Only the lines from the start of the data through the line containing "0.07, 0.05, 0.04, 0.03, 0.03, 0.02, 0.02]" should be written out, exactly as they are, with both ends included and the pictures left out.

— Start Material provided —

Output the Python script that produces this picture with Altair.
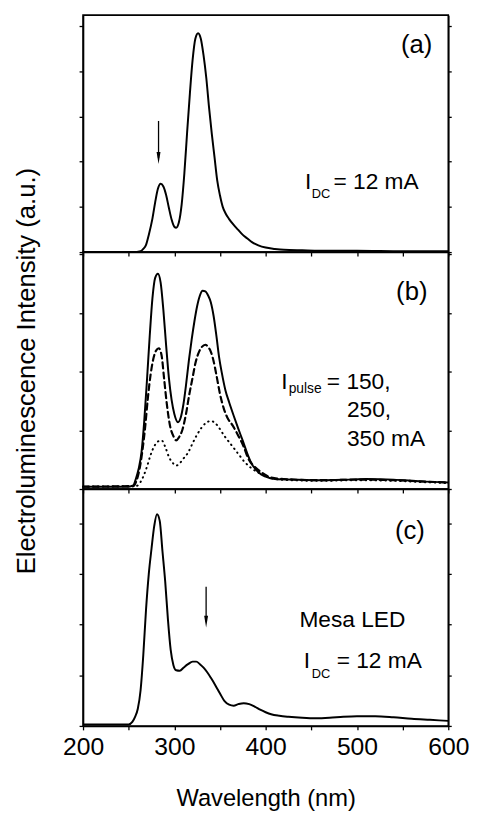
import altair as alt
import pandas as pd

FONT = "Liberation Sans"

# ---------------- data ----------------
# Panel (a): I_DC = 12 mA
wl_a = [200, 230, 255, 263, 266, 269, 272, 276, 279, 282, 285, 288, 291, 294, 297, 300, 302,
        305, 308, 311, 314, 317, 320, 323, 326, 329, 332, 335, 338, 341, 344, 347, 350, 353,
        356, 360, 365, 370, 375, 380, 385, 392, 400, 410, 420, 440, 470, 500, 550, 600]
int_a = [0.0, 0.0, 0.0, 0.02, 0.07, 0.16, 0.38, 0.74, 1.10, 1.40, 1.51, 1.45, 1.26, 0.98, 0.72,
         0.56, 0.54, 0.66, 1.05, 1.75, 2.65, 3.50, 4.25, 4.72, 4.84, 4.72, 4.35, 3.85, 3.20,
         2.62, 2.10, 1.58, 1.25, 1.00, 0.86, 0.73, 0.60, 0.49, 0.38, 0.30, 0.22, 0.15, 0.10,
         0.07, 0.05, 0.04, 0.03, 0.03, 0.02, 0.02]

# Panel (b): I_pulse = 350 mA (solid), 250 mA (dashed), 150 mA (dotted)
wl_b350 = [200, 250, 255, 258, 261, 264, 267, 270, 273, 276, 279, 282, 285, 288, 291, 294, 297,
           300, 304, 307, 310, 313, 316, 319, 322, 325, 328, 331, 334, 337, 340, 343, 346, 349,
           352, 356, 360, 365, 370, 375, 380, 385, 390, 395, 400, 410, 430, 460, 490, 510, 540,
           570, 600]
int_b350 = [0.04, 0.04, 0.06, 0.18, 0.35, 0.62, 1.15, 1.85, 2.60, 3.25, 3.60, 3.67, 3.52, 3.05,
            2.45, 1.90, 1.52, 1.28, 1.14, 1.22, 1.45, 1.80, 2.20, 2.55, 2.86, 3.12, 3.30, 3.38,
            3.37, 3.30, 3.18, 2.95, 2.62, 2.25, 1.98, 1.68, 1.48, 1.25, 1.03, 0.82, 0.60, 0.42,
            0.32, 0.25, 0.21, 0.17, 0.16, 0.15, 0.16, 0.17, 0.16, 0.13, 0.11]

wl_b250 = [200, 255, 258, 262, 265, 268, 271, 274, 277, 280, 283, 286, 289, 292, 295, 299, 302,
           305, 309, 313, 316, 320, 323, 326, 330, 334, 337, 340, 343, 346, 350, 354, 358, 364,
           370, 376, 381, 388, 395, 405, 420, 460, 500, 540, 570, 600]
int_b250 = [0.04, 0.05, 0.12, 0.35, 0.65, 1.05, 1.55, 1.95, 2.22, 2.36, 2.40, 2.28, 1.85, 1.42,
            1.10, 0.90, 0.83, 0.88, 1.02, 1.30, 1.58, 1.90, 2.14, 2.30, 2.42, 2.46, 2.42, 2.34,
            2.18, 1.95, 1.62, 1.38, 1.22, 1.08, 0.91, 0.72, 0.52, 0.38, 0.29, 0.20, 0.17, 0.15,
            0.16, 0.15, 0.13, 0.11]

wl_b150 = [200, 258, 263, 267, 270, 274, 278, 282, 286, 290, 294, 298, 302, 306, 310, 315, 320,
           325, 330, 335, 340, 345, 350, 355, 360, 365, 370, 377, 384, 392, 400, 410, 430, 460,
           500, 540, 570, 600]
int_b150 = [0.04, 0.05, 0.12, 0.25, 0.38, 0.58, 0.73, 0.81, 0.83, 0.72, 0.55, 0.45, 0.40, 0.44,
            0.52, 0.62, 0.78, 0.93, 1.05, 1.13, 1.16, 1.12, 1.02, 0.90, 0.80, 0.70, 0.60, 0.46,
            0.36, 0.28, 0.22, 0.17, 0.15, 0.14, 0.15, 0.14, 0.12, 0.10]

# Panel (c): Mesa LED, I_DC = 12 mA
wl_c = [200, 250, 254, 257, 260, 263, 266, 269, 272, 275, 278, 281, 284, 287, 290, 293, 296,
        299, 302, 306, 310, 315, 320, 324, 328, 332, 336, 340, 345, 350, 355, 360, 365, 370,
        376, 382, 388, 394, 400, 406, 415, 425, 440, 455, 470, 485, 500, 520, 540, 560, 580, 600]
int_c = [0.03, 0.03, 0.08, 0.18, 0.34, 0.70, 1.40, 2.30, 3.00, 3.50, 3.95, 4.18, 4.05, 3.45,
         2.85, 2.10, 1.50, 1.20, 1.10, 1.09, 1.15, 1.22, 1.27, 1.27, 1.22, 1.15, 1.06, 0.95,
         0.80, 0.64, 0.49, 0.42, 0.40, 0.43, 0.45, 0.43, 0.38, 0.32, 0.27, 0.23, 0.20, 0.18,
         0.16, 0.15, 0.16, 0.18, 0.19, 0.19, 0.17, 0.14, 0.12, 0.10]

x_ticks = [200, 250, 300, 350, 400, 450, 500, 550, 600]

y_domain_a = [0, 5.24]
y_domain_b = [0, 4.04]
y_domain_c = [0, 4.68]
y_ticks_a = [0, 1, 2, 3, 4, 5]
y_ticks_b = [0, 1, 2, 3, 4]
y_ticks_c = [0, 1, 2, 3, 4]

# annotations (wavelength, intensity, text)
ann_a_big = pd.DataFrame({"wl": [443.1, 474.3], "v": [1.39, 1.39], "t": ["I", "= 12 mA"]})
ann_a_sub = pd.DataFrame({"wl": [450.4], "v": [1.20], "t": ["DC"]})
ann_b_big = pd.DataFrame({"wl": [417.1, 467.0, 489.0, 489.0], "v": [1.71, 1.71, 1.22, 0.73],
                          "t": ["I", "= 150,", "250,", "350 mA"]})
ann_b_sub = pd.DataFrame({"wl": [425.2], "v": [1.63], "t": ["pulse"]})
ann_c_big = pd.DataFrame({"wl": [437.0, 441.7, 477.8], "v": [1.96, 1.15, 1.15],
                          "t": ["Mesa LED", "I", "= 12 mA"]})
ann_c_sub = pd.DataFrame({"wl": [450.4], "v": [0.94], "t": ["DC"]})
lab_a = pd.DataFrame({"wl": [565.3], "v": [4.57], "t": ["(a)"]})
lab_b = pd.DataFrame({"wl": [560.0], "v": [3.36], "t": ["(b)"]})
lab_c = pd.DataFrame({"wl": [558.0], "v": [3.85], "t": ["(c)"]})
arrow_a = pd.DataFrame({"wl": [282.7], "top": [2.90], "head": [2.08]})
arrow_c = pd.DataFrame({"wl": [334.8], "top": [2.75], "head": [2.06]})

W, H = 370, 240
ARROW_SHAPE = "M-0.33,-1L0.33,-1L0,1Z"


def xenc(bottom):
    if bottom:
        ax = alt.Axis(values=x_ticks, labelExpr="datum.value % 100 == 0 ? datum.label : ''",
                      title="Wavelength (nm)", tickSize=4, labelFontSize=25, titleFontSize=24,
                      labelPadding=5, titlePadding=28, labelFlush=False, grid=False)
    else:
        ax = alt.Axis(values=x_ticks, labels=False, title=None, tickSize=4, grid=False)
    return alt.X("wl:Q", scale=alt.Scale(domain=[200, 600], nice=False, zero=False), axis=ax)


def yenc(field, domain, ticks, kind="none", title=None):
    if kind == "left":
        if title:
            ax = alt.Axis(values=ticks, labels=False, title=title, tickSize=4, titleFontSize=26,
                          titlePadding=40, grid=False)
        else:
            ax = alt.Axis(values=ticks, labels=False, title=None, tickSize=4, grid=False)
    elif kind == "right":
        ax = alt.Axis(orient="right", values=ticks, labels=False, title=None, tickSize=3,
                      grid=False)
    else:
        ax = None
    return alt.Y(field, scale=alt.Scale(domain=domain, nice=False, zero=False), axis=ax)


def curve(wl, vals, dash=None, width=2.0, opacity=1.0):
    df = pd.DataFrame({"wl": wl, "v": vals})
    kw = dict(color="black", strokeWidth=width, interpolate="monotone", opacity=opacity)
    if dash:
        kw["strokeDash"] = dash
        kw["strokeCap"] = "round"
    return alt.Chart(df).mark_line(**kw)


def texts(df, size, align="left", baseline="alphabetic"):
    return alt.Chart(df).mark_text(font=FONT, fontSize=size, align=align, baseline=baseline,
                                   color="black")


def arrow(df):
    rule = alt.Chart(df).mark_rule(color="black", strokeWidth=1.3)
    head = alt.Chart(df).mark_point(shape=ARROW_SHAPE, filled=True, color="black", size=144,
                                    opacity=1)
    return rule, head


# ---- panel (a)
Xa = xenc(False)
Yn = yenc("v:Q", y_domain_a, y_ticks_a)
ra, ha = arrow(arrow_a)
panel_a = alt.layer(
    curve(wl_a, int_a).encode(x=Xa, y=yenc("v:Q", y_domain_a, y_ticks_a, "left")),
    curve(wl_a, int_a, opacity=0).encode(x=Xa, y=yenc("v:Q", y_domain_a, y_ticks_a, "right")),
    ra.encode(x=Xa, y=yenc("top:Q", y_domain_a, y_ticks_a), y2="head:Q"),
    ha.encode(x=Xa, y=yenc("head:Q", y_domain_a, y_ticks_a)),
    texts(ann_a_big, 23).encode(x=Xa, y=Yn, text="t:N"),
    texts(ann_a_sub, 13).encode(x=Xa, y=Yn, text="t:N"),
    texts(lab_a, 26, align="center", baseline="middle").encode(x=Xa, y=Yn, text="t:N"),
).resolve_axis(y="independent").properties(width=W, height=H)

# ---- panel (b)
Xb = xenc(False)
Yb = yenc("v:Q", y_domain_b, y_ticks_b)
panel_b = alt.layer(
    curve(wl_b350, int_b350).encode(
        x=Xb, y=yenc("v:Q", y_domain_b, y_ticks_b, "left",
                     title="Electroluminescence Intensity (a.u.)")),
    curve(wl_b350, int_b350, opacity=0).encode(
        x=Xb, y=yenc("v:Q", y_domain_b, y_ticks_b, "right")),
    curve(wl_b250, int_b250, dash=[6, 4], width=2.2).encode(x=Xb, y=Yb),
    curve(wl_b150, int_b150, dash=[0.5, 4.5], width=2.0).encode(x=Xb, y=Yb),
    texts(ann_b_big, 23).encode(x=Xb, y=Yb, text="t:N"),
    texts(ann_b_sub, 14).encode(x=Xb, y=Yb, text="t:N"),
    texts(lab_b, 26, align="center", baseline="middle").encode(x=Xb, y=Yb, text="t:N"),
).resolve_axis(y="independent").properties(width=W, height=H)

# ---- panel (c)
Xc = xenc(True)
Yc = yenc("v:Q", y_domain_c, y_ticks_c)
rc, hc = arrow(arrow_c)
panel_c = alt.layer(
    curve(wl_c, int_c).encode(x=Xc, y=yenc("v:Q", y_domain_c, y_ticks_c, "left")),
    curve(wl_c, int_c, opacity=0).encode(x=Xc, y=yenc("v:Q", y_domain_c, y_ticks_c, "right")),
    rc.encode(x=Xc, y=yenc("top:Q", y_domain_c, y_ticks_c), y2="head:Q"),
    hc.encode(x=Xc, y=yenc("head:Q", y_domain_c, y_ticks_c)),
    texts(ann_c_big, 23).encode(x=Xc, y=Yc, text="t:N"),
    texts(ann_c_sub, 13).encode(x=Xc, y=Yc, text="t:N"),
    texts(lab_c, 26, align="center", baseline="middle").encode(x=Xc, y=Yc, text="t:N"),
).resolve_axis(y="independent").properties(width=W, height=H)

chart = alt.vconcat(panel_a, panel_b, panel_c, spacing=0, bounds="flush").properties(
    padding={"left": 4, "top": 1, "right": 0, "bottom": 0},
    background="white",
).configure_view(
    stroke="black", strokeWidth=1.6
).configure_axis(
    domainColor="black", domainWidth=1.6, tickColor="black", tickWidth=1.3, grid=False,
    labelFont=FONT, titleFont=FONT, labelColor="black", titleColor="black",
    titleFontWeight="normal"
)

chart.save("out.html", embed_options={"renderer": "svg", "actions": False})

— End Material provided —

*Completed task*.
Output the Python script that produces this picture with Altair.
import altair as alt
import pandas as pd

FONT = "Liberation Sans"

# ---------------- data ----------------
# Panel (a): I_DC = 12 mA
wl_a = [200, 230, 255, 263, 266, 269, 272, 276, 279, 282, 285, 288, 291, 294, 297, 300, 302,
        305, 308, 311, 314, 317, 320, 323, 326, 329, 332, 335, 338, 341, 344, 347, 350, 353,
        356, 360, 365, 370, 375, 380, 385, 392, 400, 410, 420, 440, 470, 500, 550, 600]
int_a = [0.0, 0.0, 0.0, 0.02, 0.07, 0.16, 0.38, 0.74, 1.10, 1.40, 1.51, 1.45, 1.26, 0.98, 0.72,
         0.56, 0.54, 0.66, 1.05, 1.75, 2.65, 3.50, 4.25, 4.72, 4.84, 4.72, 4.35, 3.85, 3.20,
         2.62, 2.10, 1.58, 1.25, 1.00, 0.86, 0.73, 0.60, 0.49, 0.38, 0.30, 0.22, 0.15, 0.10,
         0.07, 0.05, 0.04, 0.03, 0.03, 0.02, 0.02]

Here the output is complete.